HL7 statement responds to security worries about FHIR

The organization notes that a white paper highlights the need for re-evaluating protection concerns involving data aggregators and intermediaries.

HL7 International is taking steps to counter concerns that the Fast Healthcare Interoperability Resource (FHIR) standard and application programming interfaces that use it are a security weak link.

The standards organization leading the development and promulgation of FHIR standards and implementation guides, issued a statement late last month to push back on concerns raised by a white paper based on research looking at shortcomings in basic protections in FHIR API implementations.

While the white paper by Alissa Valentina Knight at Las Vegas-based Knight Ink focuses on security challenges of data aggregators and intermediaries using FHIR to enable their access to data, the research has led to some carry over concerns about whether FHIR itself has security flaws.

HL7’s statement highlights that Knight’s white paper “represents a continuation of a project that previously pointed out vulnerabilities in mHealth and telemedicine in the United States, a topic that should concern us all.”

The summary of Knight’s latest research contends that the lack of basic protection in FHIR-based API implementations can result in unauthorized access “to an innumerable of patient records,” enabled by vulnerabilities unearthed through her work.

HL7 executives noted that “The white paper’s eye-catching title, ‘Payling with FHIR: Hacking and Securing FHIR APIs,’ has led some casual readers to infer that FHIR and FHIR APIs are being faulted.” But that’s not the case, the standards organization asserts. “The author (of the white paper) makes clear in the opening paragraphs and throughout that no vulnerabilities were found in the HL7 FHIR standard itself, nor were any found in FHIR-based APIs from the EHRs that she tested.”

The standards group’s statement emphasizes that the vulnerabilities identified by the research “lie with the implementation of apps and by third-party FHIR aggregators.” Misinterpretation of the original title of the white paper caused Knight to rename it to “Playing with FHIR: Hacking and Securing FHIR API Implementations.”

Knight’s findings show that “five FHIR APIs I tested (two of which were EHR vendors with no vulnerabilities), which represented 48 total FHIR mobile/web clients, who aggregated EHR data from over 25,000 healthcare providers and payers, contained pervasive server-side authentication and authorization vulnerabilities that allowed me access to over 4 million patient and clinician records with my own patient log-in.”

Vulnerabilities at server endpoints constitute weak links in protection of healthcare data is of concern because FHIR enables easy, often automated access to records.
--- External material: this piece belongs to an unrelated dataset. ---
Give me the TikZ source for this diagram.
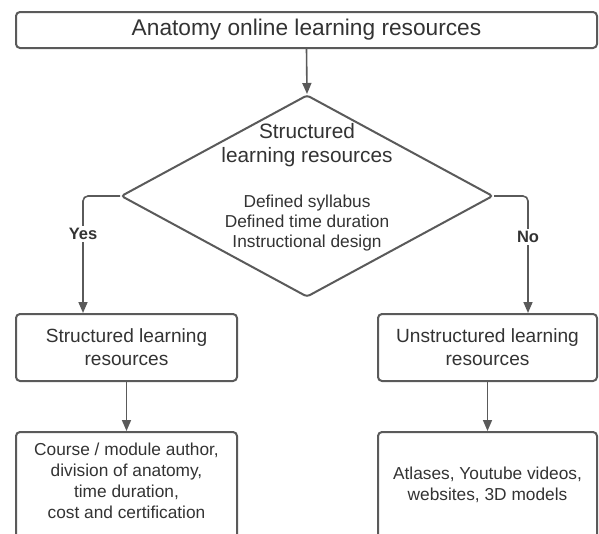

Protections are important to ensure the identities of those accessing data. Knight writes that she hopes her research draws “public discourse around the ubiquitous problem across healthcare in a systemic failure by aggregators and app developers to implement FHIR APIs securely, despite industry-accepted guidance by Health Level 7 International and the Office of the National Coordinator for Health Information Technology.”

Knight contends that vulnerability rises as “data moves from higher security levels (in healthcare organizations’ systems) to third-party aggregators, where security has been found to be flagrantly lacking.”
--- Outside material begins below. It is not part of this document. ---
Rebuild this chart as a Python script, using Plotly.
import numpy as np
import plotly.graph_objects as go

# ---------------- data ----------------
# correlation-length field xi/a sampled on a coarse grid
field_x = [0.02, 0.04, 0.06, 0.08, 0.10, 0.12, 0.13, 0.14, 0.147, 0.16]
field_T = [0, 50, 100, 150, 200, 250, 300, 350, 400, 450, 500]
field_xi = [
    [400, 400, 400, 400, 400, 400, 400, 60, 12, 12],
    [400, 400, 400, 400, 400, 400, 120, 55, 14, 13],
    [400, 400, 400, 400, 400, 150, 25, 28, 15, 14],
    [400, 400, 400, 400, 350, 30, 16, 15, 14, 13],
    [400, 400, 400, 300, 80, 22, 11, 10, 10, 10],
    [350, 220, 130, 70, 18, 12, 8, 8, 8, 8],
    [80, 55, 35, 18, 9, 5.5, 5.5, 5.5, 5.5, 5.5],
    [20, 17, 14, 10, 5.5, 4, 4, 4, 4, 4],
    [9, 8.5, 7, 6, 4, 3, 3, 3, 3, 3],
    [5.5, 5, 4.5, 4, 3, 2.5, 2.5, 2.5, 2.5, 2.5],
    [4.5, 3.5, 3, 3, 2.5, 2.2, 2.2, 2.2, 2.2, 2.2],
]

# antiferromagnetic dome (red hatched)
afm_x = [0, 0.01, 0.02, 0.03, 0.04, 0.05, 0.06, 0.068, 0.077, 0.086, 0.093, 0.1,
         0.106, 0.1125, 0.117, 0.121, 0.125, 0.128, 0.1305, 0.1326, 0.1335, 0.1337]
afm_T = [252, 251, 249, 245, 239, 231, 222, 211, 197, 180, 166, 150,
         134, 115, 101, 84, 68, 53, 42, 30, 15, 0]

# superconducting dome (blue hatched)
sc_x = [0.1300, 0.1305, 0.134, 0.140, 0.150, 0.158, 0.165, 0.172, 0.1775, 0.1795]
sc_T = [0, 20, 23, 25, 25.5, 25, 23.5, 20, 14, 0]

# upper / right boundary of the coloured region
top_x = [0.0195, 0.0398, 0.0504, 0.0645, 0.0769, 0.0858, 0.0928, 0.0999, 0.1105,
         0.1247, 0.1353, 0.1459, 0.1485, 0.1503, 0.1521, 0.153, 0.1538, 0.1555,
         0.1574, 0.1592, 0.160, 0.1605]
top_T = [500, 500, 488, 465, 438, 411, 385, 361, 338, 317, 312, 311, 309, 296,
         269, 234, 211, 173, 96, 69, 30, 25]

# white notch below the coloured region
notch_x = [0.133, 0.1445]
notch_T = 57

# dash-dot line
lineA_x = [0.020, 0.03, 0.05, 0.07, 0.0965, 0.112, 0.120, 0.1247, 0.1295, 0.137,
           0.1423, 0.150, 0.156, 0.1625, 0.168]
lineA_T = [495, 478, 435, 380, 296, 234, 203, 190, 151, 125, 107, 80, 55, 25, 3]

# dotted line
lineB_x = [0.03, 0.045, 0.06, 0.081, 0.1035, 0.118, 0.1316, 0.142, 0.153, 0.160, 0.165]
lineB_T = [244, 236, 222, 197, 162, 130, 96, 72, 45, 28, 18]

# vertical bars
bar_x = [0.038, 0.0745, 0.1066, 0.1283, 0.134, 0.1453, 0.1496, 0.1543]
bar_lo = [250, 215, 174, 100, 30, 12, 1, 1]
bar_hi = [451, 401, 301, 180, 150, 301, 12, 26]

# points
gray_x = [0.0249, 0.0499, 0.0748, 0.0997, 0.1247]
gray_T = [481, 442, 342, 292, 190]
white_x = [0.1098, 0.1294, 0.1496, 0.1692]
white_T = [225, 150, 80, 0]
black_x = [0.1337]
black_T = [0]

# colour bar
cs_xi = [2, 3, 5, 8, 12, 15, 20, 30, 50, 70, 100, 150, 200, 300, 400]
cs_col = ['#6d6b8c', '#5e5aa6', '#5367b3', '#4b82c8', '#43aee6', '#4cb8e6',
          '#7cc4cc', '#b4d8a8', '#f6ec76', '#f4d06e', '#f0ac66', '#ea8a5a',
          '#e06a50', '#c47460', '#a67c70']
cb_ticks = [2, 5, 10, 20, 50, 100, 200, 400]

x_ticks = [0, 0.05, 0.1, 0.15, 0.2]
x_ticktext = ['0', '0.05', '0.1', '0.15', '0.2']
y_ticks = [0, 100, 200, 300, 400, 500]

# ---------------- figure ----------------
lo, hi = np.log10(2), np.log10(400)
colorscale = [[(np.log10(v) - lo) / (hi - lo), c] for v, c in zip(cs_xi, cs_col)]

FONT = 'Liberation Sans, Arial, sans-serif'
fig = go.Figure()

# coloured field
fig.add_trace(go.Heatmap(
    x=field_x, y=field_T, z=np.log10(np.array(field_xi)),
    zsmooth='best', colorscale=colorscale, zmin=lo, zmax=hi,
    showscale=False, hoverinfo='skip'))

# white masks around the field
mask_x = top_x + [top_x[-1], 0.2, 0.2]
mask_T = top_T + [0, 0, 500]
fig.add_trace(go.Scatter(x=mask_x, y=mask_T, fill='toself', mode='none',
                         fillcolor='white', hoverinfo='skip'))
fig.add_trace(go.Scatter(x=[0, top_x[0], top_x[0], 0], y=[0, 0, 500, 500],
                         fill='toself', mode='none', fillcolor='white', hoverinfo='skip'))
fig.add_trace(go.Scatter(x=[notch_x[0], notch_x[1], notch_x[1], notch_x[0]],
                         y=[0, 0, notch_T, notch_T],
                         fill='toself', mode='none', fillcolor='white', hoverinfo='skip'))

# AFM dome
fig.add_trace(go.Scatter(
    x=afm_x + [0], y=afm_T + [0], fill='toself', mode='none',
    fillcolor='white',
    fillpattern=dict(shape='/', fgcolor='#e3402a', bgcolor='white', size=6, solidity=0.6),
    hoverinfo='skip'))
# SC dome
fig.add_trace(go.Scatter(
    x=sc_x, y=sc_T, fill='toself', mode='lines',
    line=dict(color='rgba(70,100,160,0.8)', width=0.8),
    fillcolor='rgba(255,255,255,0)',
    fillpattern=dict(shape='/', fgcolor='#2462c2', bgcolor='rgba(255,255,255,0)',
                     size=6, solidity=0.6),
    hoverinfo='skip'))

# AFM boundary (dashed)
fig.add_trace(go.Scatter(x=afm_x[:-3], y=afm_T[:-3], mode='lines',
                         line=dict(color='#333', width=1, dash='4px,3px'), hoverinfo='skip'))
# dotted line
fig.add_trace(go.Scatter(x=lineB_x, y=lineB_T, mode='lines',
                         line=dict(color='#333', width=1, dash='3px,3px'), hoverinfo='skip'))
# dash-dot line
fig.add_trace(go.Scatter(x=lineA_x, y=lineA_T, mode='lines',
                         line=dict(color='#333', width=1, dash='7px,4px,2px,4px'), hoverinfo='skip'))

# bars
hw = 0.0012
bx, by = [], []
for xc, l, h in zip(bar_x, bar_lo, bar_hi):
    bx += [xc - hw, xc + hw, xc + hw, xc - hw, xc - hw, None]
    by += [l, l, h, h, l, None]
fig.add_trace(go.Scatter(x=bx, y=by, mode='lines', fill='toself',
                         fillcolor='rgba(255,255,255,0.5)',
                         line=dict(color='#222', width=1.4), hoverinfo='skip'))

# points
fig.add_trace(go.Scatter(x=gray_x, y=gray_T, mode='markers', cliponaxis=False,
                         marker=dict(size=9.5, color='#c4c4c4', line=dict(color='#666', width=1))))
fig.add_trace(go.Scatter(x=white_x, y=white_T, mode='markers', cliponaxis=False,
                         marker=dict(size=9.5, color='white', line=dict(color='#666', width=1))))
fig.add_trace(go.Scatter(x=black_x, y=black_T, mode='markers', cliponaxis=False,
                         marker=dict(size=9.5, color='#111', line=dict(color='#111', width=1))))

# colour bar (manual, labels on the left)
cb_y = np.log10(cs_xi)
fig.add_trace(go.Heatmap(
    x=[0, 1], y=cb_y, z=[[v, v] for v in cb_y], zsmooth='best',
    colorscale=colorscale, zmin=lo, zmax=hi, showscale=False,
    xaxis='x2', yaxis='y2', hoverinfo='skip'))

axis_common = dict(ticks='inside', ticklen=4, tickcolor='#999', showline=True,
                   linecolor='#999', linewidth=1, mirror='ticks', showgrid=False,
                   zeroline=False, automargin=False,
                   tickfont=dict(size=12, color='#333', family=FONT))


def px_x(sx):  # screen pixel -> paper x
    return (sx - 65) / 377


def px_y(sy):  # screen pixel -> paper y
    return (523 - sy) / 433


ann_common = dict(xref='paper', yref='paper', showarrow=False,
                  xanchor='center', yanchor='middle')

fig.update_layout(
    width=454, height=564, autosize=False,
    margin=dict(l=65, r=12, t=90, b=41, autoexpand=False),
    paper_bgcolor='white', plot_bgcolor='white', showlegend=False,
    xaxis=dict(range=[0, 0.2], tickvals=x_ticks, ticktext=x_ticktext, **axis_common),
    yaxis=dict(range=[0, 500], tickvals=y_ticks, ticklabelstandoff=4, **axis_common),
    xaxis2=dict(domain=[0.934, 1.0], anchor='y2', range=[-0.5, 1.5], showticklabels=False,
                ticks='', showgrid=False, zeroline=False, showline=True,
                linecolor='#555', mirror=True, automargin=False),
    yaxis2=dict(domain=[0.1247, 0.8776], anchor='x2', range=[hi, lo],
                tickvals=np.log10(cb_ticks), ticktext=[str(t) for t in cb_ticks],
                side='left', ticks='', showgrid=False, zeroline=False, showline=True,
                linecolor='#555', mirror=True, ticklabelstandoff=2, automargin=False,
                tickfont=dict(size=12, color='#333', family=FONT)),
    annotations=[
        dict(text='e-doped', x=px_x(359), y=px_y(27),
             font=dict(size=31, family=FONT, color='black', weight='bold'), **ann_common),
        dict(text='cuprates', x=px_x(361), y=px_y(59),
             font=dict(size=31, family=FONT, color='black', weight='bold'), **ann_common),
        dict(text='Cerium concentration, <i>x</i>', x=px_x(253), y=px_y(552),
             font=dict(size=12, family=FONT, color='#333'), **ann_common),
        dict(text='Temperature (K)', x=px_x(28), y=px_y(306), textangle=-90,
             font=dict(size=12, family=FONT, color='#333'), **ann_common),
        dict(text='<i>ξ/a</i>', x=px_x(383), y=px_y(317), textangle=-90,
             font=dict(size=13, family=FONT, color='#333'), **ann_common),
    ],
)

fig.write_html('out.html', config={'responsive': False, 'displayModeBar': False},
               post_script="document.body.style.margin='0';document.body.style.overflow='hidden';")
Such easy access to data for patients is being encouraged by federal regulations that encourage information sharing with patients. However, there is risk involved, as patients who access information through third-party apps lose HIPAA protection for that data once they do so.

The HL7 statement says Knight’s research “makes a strong case for the new HL7 Standards Implementation Division, which is being created specifically to address concerns like these, as well as providing testing capabilities, reference servers and other resources for implementers. HL7 indicated that it will continue to address findings in the white paper, “the concerns it raises, and what can be done to implement safe and secure APIs.”